I/A 2.0 Session Summary - The Empirical Battle Over IP: Data, Damned Data, and Statistics

Tal Niv (Creative Commons), Joe Karaganis (American Assembly), Glynn Lunney (Tulane University Law School), Colleen Chien (Santa Clara Law)

This panel focused on ways that empirical data is currently used, can be used, and has potential to be used in the future to promote a responsible IP agenda. Kicking off the session, Joe Karaganis presented the American Assembly’s Media Piracy in Emerging Economies Report and discussed the current research deficit. Focusing on traditional incentive for research, Karaganis highlighted how current research structures require that researchers know how their work fits into the social change agenda. While the reward structure is based on more publication and advancing strong niche disciplinary focuses—in order for researchers to actually connect their work to the public—simple writing, simple work and collaboration are key. Karaganis’s work focused on 44 grants presented over 2 years promoting collaborative research. Many of these project blew up (and not in a good way), but this was a meaningful learning lesson in the mission to promote collaborative research. Karaganis also highlighted the boom and bust of IP funding. In the early 2000s, numerous organizations were focused on IP research. But people have left, infrastructure has crumbled, and board pushbacks have increased, resulting in significantly decreased funding. Who will step up? Tech companies? Maybe. Our attention should be on how to best focus the research landscape going forward.

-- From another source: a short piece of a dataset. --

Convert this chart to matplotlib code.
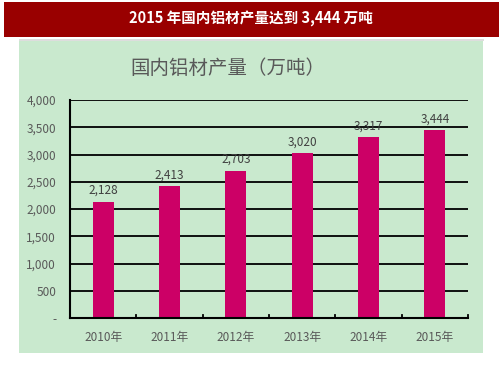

Glynn Lunney, Jr., highlighted the broken state of copyright. While telling the tale of the traditional “incentive story”: that copyright increases revenue to copyright owners; that increased revenues means more creative works; and that more works increase the social welfare––Mr. Lunney humorously debunked this story by indicating that the way the current system plays out, revenues are down yet the amount of creation has thrived. New artists continue to emerge, and while revenue to these artists falter (from $3.2 billion to just under $2 million today)––song production has risen. Mr. Lunney attributed this to declining costs in producing creative musical works; commercial versus consumer copying; background bending labor supply curve (the idea that at some point, an artist gets paid so much, they work a lot less); non-financial motivations; and a superstar-based reward system.

Colleen Chien from Santa Clara Law highlighted the importance of being able to effectively communicate and provide visualizations for the public in order to help them make sense of empirical data related to IP. Chien raised questions about the cost to continue this research, its social benefit, and the impact of patent trolls on small companies (i.e. losing funding, delaying innovation). She promoted humanizing these issues for everyone in order to more effectively motivate action. Particularly with regard to patents, Chien said we need to connect patents to something important, such as jobs or innovation. To do so, she said, we need to personalize research––to tell stories that everyone can relate to and understand.

Tal Niv presented on “Licenses for Free Culture,” acknowledging how everyone knows about and uses “licenses for free culture,” yet the data on the value of doing such remains scant. While the IP maximalist community continues to advocate its data sets (research on how IP promotes higher GDP, for ex.), on the other side of the aisle, information is minimally used and rarely collected in advantageous ways. We need to make this information useful and we need to share this information in a way that shows that open, free works increase visability and better community building, which can turn the conversation in our favor. Data on current licensing schemes is minimal, and there’s much work to be done. Let’s focus on defining clear data fields, and getting qualitative social scientists, lawyers, and the quant geeks (aka experts) involved. We need to build out existing and future databases that are conducive for analysis and promote response to empirical surveys from users and non-users.

The session’s key takeaways: 1) we have declining funding for research into the reasons why minimalist IP policies prove beneficial both economically and societally, yet there’s increased pressure to debunk the IP maximalist agenda’s research (which seems unlimited in resources and united in its narrative); 2) we need to better translate why IP activism matters to people in their everyday lives; and 3) we can’t rest until we’ve conducted meaningful research of our own. We need to focus on long-term change and figure out ways to find, present, and disseminate data that promotes our agenda and can serve as the path forward for the IP activist agenda. Good data leads to good policy; the more credible data we can gather, the more effectively we can demand meaningful policy. Until we can compete with the maximalist IP owners’ agenda and articulate a powerful alternative that is as clear and united in its narrative, we will remain on the defensive.